We Are Wonderfully Made

By   •   July 5, 2008


Even though she was a Christian, Lidia soon learned that she was not yet ready to trust God in the midst of suffering.

“When we came to America, we arrived in the bay area in California. The next day the first thing was going to social security … and I saw a doctor. From the first ultrasound, the doctors thought that my baby would have a problem. They saw that the last vertebra was missing from her back.

“I was raised in a loving home and we went to church all my life, very active. But I thought it would be a punishment if she were disabled. Two months later she was born with spina bifida. At that moment my whole life crushed. I cried, I screamed.

“I want to be very honest and very transparent. I said something horrible. I said, ‘Why don’t you give her an injection and she would die and not suffer and this would be ok?’ Do you know what the doctor told me? Maybe he was a Christian, but he changed my life and my attitude. He said, ‘Lidia, I am not here to kill; I’m here to save lives.’

“I was ashamed. I said, ‘Ok let’s do this.’ For the first two years of Becky’s life I was the most miserable mom. All these two years I didn’t pray, I didn’t sing; I was just there as a human body.

“One night I was very unhappy. All these years I talked with my parents all the time and they encouraged me. That night I was again very unhappy and wanted just to hear their voices. It was very early in Romania, and Daddy answered the phone and he said, ‘Lidia, we have the answer from the Lord.’

“He said, ‘Open the Bible to John chapter 9, where Jesus healed a blind man. [Jesus] said he was born blind not because of the parents’ sin, but so that [God’s] works can be glorified through him.’

“We prayed over the phone. My daddy said, ‘I know that Jesus can heal Becky in a second; He’s the same yesterday today and forever. But this would be only a temporary healing because this is earth. Much more, I know that God will heal your soul and Becky’s, and produce you for a spiritual healing for other people.’

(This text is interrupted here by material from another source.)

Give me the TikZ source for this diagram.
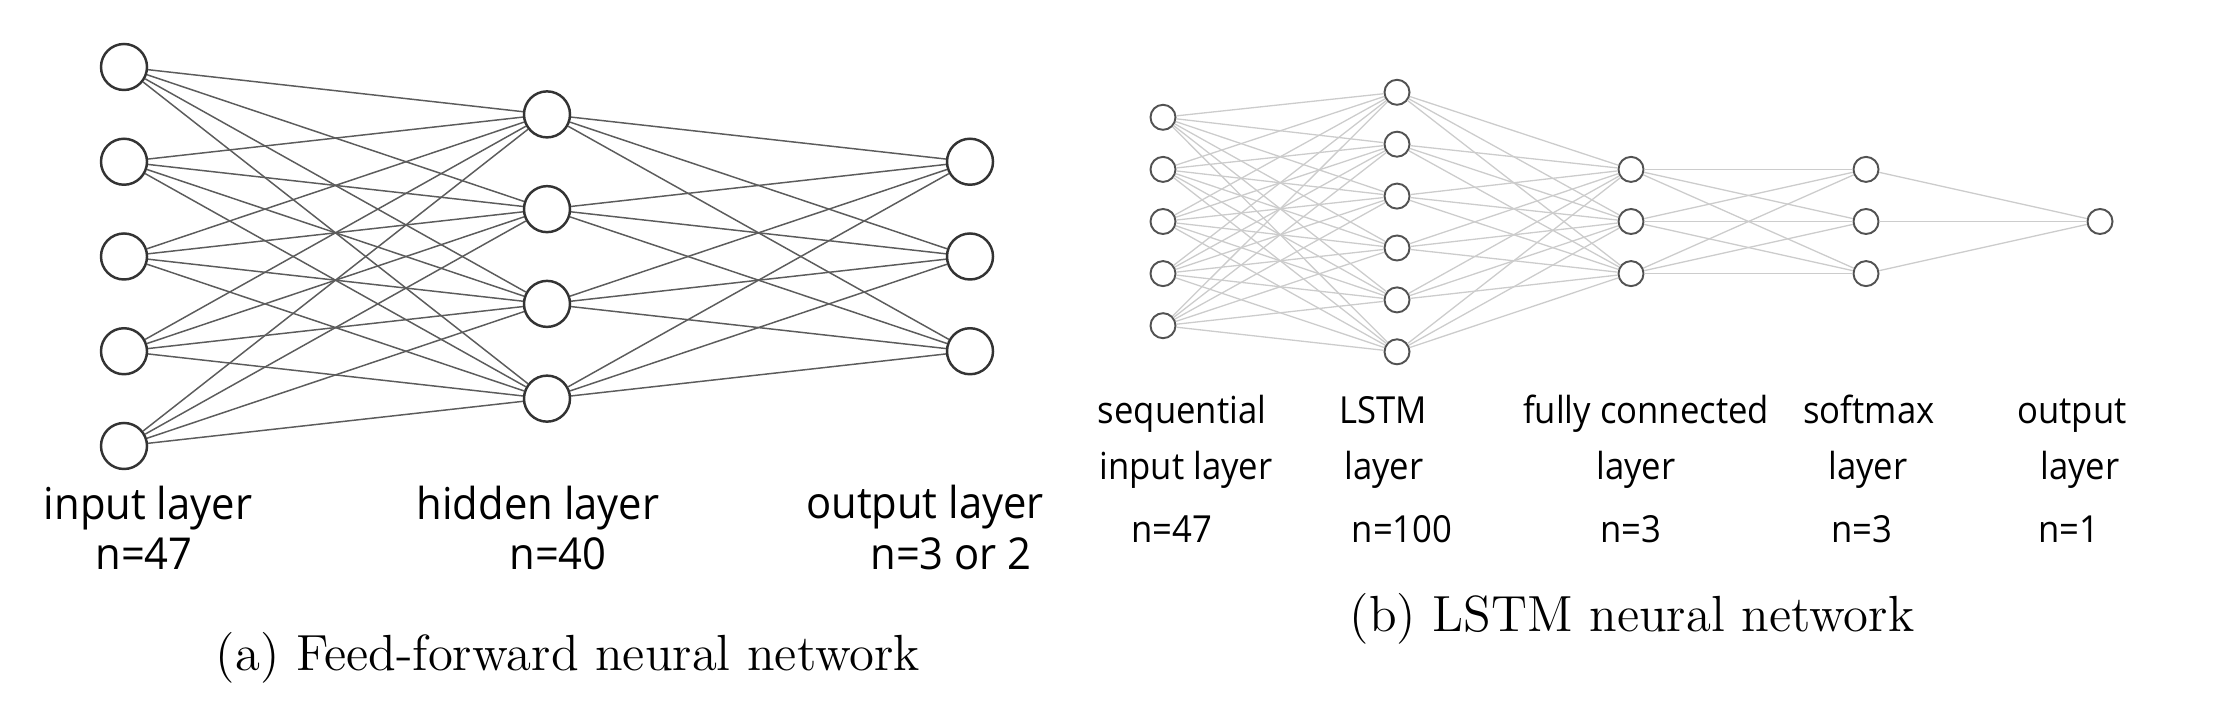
\documentclass[tikz,border=0pt]{standalone}
\usepackage{fontspec}
\newfontfamily\labfont[FakeStretch=0.93]{Open Sans}
\newfontfamily\labfontl[FakeStretch=0.95]{Open Sans}
\begin{document}
\begin{tikzpicture}[x=0.01cm,y=-0.01cm,
  lneuron/.style={circle,draw=black!80,line width=0.7pt,fill=white,minimum size=0.46cm,inner sep=0pt},
  ledge/.style={draw=black!64,line width=0.42pt},
  rneuron/.style={circle,draw=black!68,line width=0.55pt,fill=white,minimum size=0.25cm,inner sep=0pt},
  redge/.style={draw=black!20,line width=0.37pt},
  llab/.style={font=\labfontl\fontsize{12.5}{14}\selectfont,anchor=base,inner sep=0pt},
  rlab/.style={font=\labfont\fontsize{10.6}{12}\selectfont,anchor=base,inner sep=0pt},
  captext/.style={font=\fontsize{14.45}{17}\selectfont,anchor=base,inner sep=0pt}]
\useasboundingbox (0,0) rectangle (2221,707);
% ---------- (a) feed-forward ----------
\foreach \i in {1,...,5} \node[lneuron] (a\i) at (124,{67+94.75*(\i-1)}) {};
\foreach \j in {1,...,4} \node[lneuron] (b\j) at (547,{114.4+94.75*(\j-1)}) {};
\foreach \k in {1,...,3} \node[lneuron] (c\k) at (970,{161.75+94.75*(\k-1)}) {};
\foreach \i in {1,...,5} \foreach \j in {1,...,4} \draw[ledge] (a\i) -- (b\j);
\foreach \j in {1,...,4} \foreach \k in {1,...,3} \draw[ledge] (b\j) -- (c\k);
\node[llab] (la1) at (148,520) {input layer};
\node[llab] (la2) at (144,570) {n=47};
\node[llab] (lb1) at (538,520) {hidden layer};
\node[llab] (lb2) at (558,570) {n=40};
\node[llab] (lc1) at (925,519) {output layer};
\node[llab] (lc2) at (951,570) {n=3 or 2};
\node[captext] (capa) at (568,671) {(a) Feed-forward neural network};
% ---------- (b) LSTM ----------
\foreach \i in {1,...,5} \node[rneuron] (p\i) at (1163,{117.3+52.1*(\i-1)}) {};
\foreach \j in {1,...,6} \node[rneuron] (q\j) at (1397,{92.3+51.9*(\j-1)}) {};
\foreach \k in {1,...,3} \node[rneuron] (r\k) at (1631,{169.4+52.1*(\k-1)}) {};
\foreach \k in {1,...,3} \node[rneuron] (s\k) at (1866,{169.4+52.1*(\k-1)}) {};
\node[rneuron] (t1) at (2100,221.5) {};
\foreach \i in {1,...,5} \foreach \j in {1,...,6} \draw[redge] (p\i) -- (q\j);
\foreach \j in {1,...,6} \foreach \k in {1,...,3} \draw[redge] (q\j) -- (r\k);
\foreach \j in {1,...,3} \foreach \k in {1,...,3} \draw[redge] (r\j) -- (s\k);
\foreach \k in {1,...,3} \draw[redge] (s\k) -- (t1);
\node[rlab] (m11) at (1182,424) {sequential};
\node[rlab] (m12) at (1186,480) {input layer};
\node[rlab] (m13) at (1172,543) {n=47};
\node[rlab] (m21) at (1383,424) {LSTM};
\node[rlab] (m22) at (1384,480) {layer};
\node[rlab] (m23) at (1402,543) {n=100};
\node[rlab] (m31) at (1646,424) {fully connected};
\node[rlab] (m32) at (1636,480) {layer};
\node[rlab] (m33) at (1631,543) {n=3};
\node[rlab] (m41) at (1869,424) {softmax};
\node[rlab] (m42) at (1868,480) {layer};
\node[rlab] (m43) at (1862,543) {n=3};
\node[rlab] (m51) at (2072,424) {output};
\node[rlab] (m52) at (2080,480) {layer};
\node[rlab] (m53) at (2069,543) {n=1};
\node[captext] (capb) at (1632,632) {(b) LSTM neural network};
\end{tikzpicture}
\end{document}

“At that moment. During that time, under Ceausescu, intellectuals were not allowed to have a career, a future if they were Christians. I had very high expectations coming to America.

“But that prayer changed my life, when I surrendered all. I gave up to him my dreams my career, everything I wanted to accomplish in America. These were my words: ‘God, how can You glorify Your name through a broken vessel as I am?’

“Miracles cannot be described; this is why they are miracles, but something happened with my attitude toward Becky. The following days I saw Becky with different eyes. A veil came off my eyes. I saw Becky as an angel.

“I am honored that God chose me to have Becky and to be Becky’s mom. Becky has had many surgeries. I had to depend on God.

“[Later] I realized that parents and mothers were very unhappy as I [had been]. So this is how God gave me the passion and the vision to minister to the mothers.”

Lidia started a ministry with her husband called Becky’s Hope. They come to Romania several times a year and invite the parents of disabled children to a retreat. They provide wheelchairs for the children with special needs, but they also encourage the parents to see their children as a gift from God.

In Romania, oftentimes, children with special needs are seen as a curse, but Becky’s Hope is determined to change that mentality and glorify God through their work with parents.

“This is my statement,” Lidia says, “that God will give the spiritual healing to the family to accept their child as a blessing and not a curse. Being strong with the Lord, they can be a blessing to the community, to churches, to neighbors, and to change the whole country.”

Along with the Billy Graham Evangelistic Association and Samaritan’s Purse last week, Lidia was involved with the distribution of wheelchairs in Timisoara. They fitted more than 200 people with wheelchairs, and they distributed walkers.

Some who came to receive a wheelchair had not been out of their homes for more than 20 years because of their disability. Now they can move around freely.

And this weekend, a crowd of people of all abilities are attending the Franklin Graham Festival of Hope, where they are hearing that God loves them, that God created them wonderfully, and that God’s glory is evident through them.